- _Raw data_
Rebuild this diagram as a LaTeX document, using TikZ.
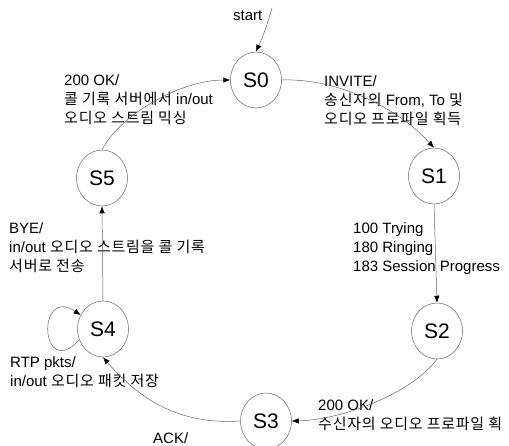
\documentclass[tikz,border=0pt]{standalone}
\usepackage{fontspec}
\setmainfont{Liberation Sans}
\newfontfamily\kr{Noto Sans CJK KR}[LetterSpace=5]
\newcommand\K[1]{{\kr #1}}
\usetikzlibrary{arrows.meta,shapes.geometric}
\begin{document}
\begin{tikzpicture}[x=1pt,y=-1pt,
  state/.style={ellipse,draw=black!60,line width=0.5pt,minimum width=51pt,minimum height=56pt,inner sep=0pt,font=\fontsize{21}{22}\selectfont},
  lbl/.style={anchor=base west,align=left,inner sep=0pt,font=\fontsize{15}{19}\selectfont},
  conn/.style={draw=black!60,line width=0.5pt,-{Latex[length=7pt,width=5.5pt,color=black]}}]
\useasboundingbox (0,0) rectangle (509,445);
\node[state] (S0) at (256,80) {S0};
\node[state] (S1) at (434,176) {S1};
\node[state] (S2) at (437,331) {S2};
\node[state] (S3) at (266,421) {S3};
\node[state] (S4) at (103,329) {S4};
\node[state] (S5) at (102,178) {S5};
\coordinate (st) at (272,8);
\node[lbl] (tstart) at (233,20) {start};
\node[lbl] (t50) at (64,123) {200 OK/\\\K{콜 기록 서버에서} in/out\\\K{오디오 스트림 믹싱}};
\node[lbl] (t01) at (324,124) {INVITE/\\\K{송신자의} From, To \K{및}\\\K{오디오 프로파일 획득}};
\node[lbl] (t12) at (353,271) {100 Trying\\180 Ringing\\183 Session Progress};
\node[lbl] (t45) at (9,271) {BYE/\\in/out \K{오디오 스트림을 콜 기록}\\\K{서버로 전송}};
\node[lbl] (t44) at (10,386) {RTP pkts/\\in/out \K{오디오 패킷 저장}};
\node[lbl] (t23) at (318,429) {200 OK/\\\K{수신자의 오디오 프로파일 획}};
\node[lbl] (t34) at (153,443) {ACK/};
\draw[conn] (st) to[bend left=4] (S0.north);
\draw[conn] (S5.north) .. controls (120,115) and (180,80) .. (S0.west);
\draw[conn] (S0.east) .. controls (340,78) and (400,110) .. (S1.north);
\draw[conn] (S1.south) -- (S2.north);
\draw[conn] (S2.south) .. controls (410,395) and (340,420) .. (S3.east);
\draw[conn] (S3.west) .. controls (180,425) and (140,400) .. (S4.south);
\draw[conn] (S4.north) -- (S5.south);
\draw[conn] (S4.205) .. controls (40,382) and (36,285) .. (S4.148);
\end{tikzpicture}
\end{document}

- _Your task_
Pictures are to be left out; repeat all the remaining data exactly.

- _Answer to this problem_
Rebuild this diagram as a LaTeX document, using TikZ.
\documentclass[tikz,border=0pt]{standalone}
\usepackage{fontspec}
\setmainfont{Liberation Sans}
\newfontfamily\kr{Noto Sans CJK KR}[LetterSpace=5]
\newcommand\K[1]{{\kr #1}}
\usetikzlibrary{arrows.meta,shapes.geometric}
\begin{document}
\begin{tikzpicture}[x=1pt,y=-1pt,
  state/.style={ellipse,draw=black!60,line width=0.5pt,minimum width=51pt,minimum height=56pt,inner sep=0pt,font=\fontsize{21}{22}\selectfont},
  lbl/.style={anchor=base west,align=left,inner sep=0pt,font=\fontsize{15}{19}\selectfont},
  conn/.style={draw=black!60,line width=0.5pt,-{Latex[length=7pt,width=5.5pt,color=black]}}]
\useasboundingbox (0,0) rectangle (509,445);
\node[state] (S0) at (256,80) {S0};
\node[state] (S1) at (434,176) {S1};
\node[state] (S2) at (437,331) {S2};
\node[state] (S3) at (266,421) {S3};
\node[state] (S4) at (103,329) {S4};
\node[state] (S5) at (102,178) {S5};
\coordinate (st) at (272,8);
\node[lbl] (tstart) at (233,20) {start};
\node[lbl] (t50) at (64,123) {200 OK/\\\K{콜 기록 서버에서} in/out\\\K{오디오 스트림 믹싱}};
\node[lbl] (t01) at (324,124) {INVITE/\\\K{송신자의} From, To \K{및}\\\K{오디오 프로파일 획득}};
\node[lbl] (t12) at (353,271) {100 Trying\\180 Ringing\\183 Session Progress};
\node[lbl] (t45) at (9,271) {BYE/\\in/out \K{오디오 스트림을 콜 기록}\\\K{서버로 전송}};
\node[lbl] (t44) at (10,386) {RTP pkts/\\in/out \K{오디오 패킷 저장}};
\node[lbl] (t23) at (318,429) {200 OK/\\\K{수신자의 오디오 프로파일 획}};
\node[lbl] (t34) at (153,443) {ACK/};
\draw[conn] (st) to[bend left=4] (S0.north);
\draw[conn] (S5.north) .. controls (120,115) and (180,80) .. (S0.west);
\draw[conn] (S0.east) .. controls (340,78) and (400,110) .. (S1.north);
\draw[conn] (S1.south) -- (S2.north);
\draw[conn] (S2.south) .. controls (410,395) and (340,420) .. (S3.east);
\draw[conn] (S3.west) .. controls (180,425) and (140,400) .. (S4.south);
\draw[conn] (S4.north) -- (S5.south);
\draw[conn] (S4.205) .. controls (40,382) and (36,285) .. (S4.148);
\end{tikzpicture}
\end{document}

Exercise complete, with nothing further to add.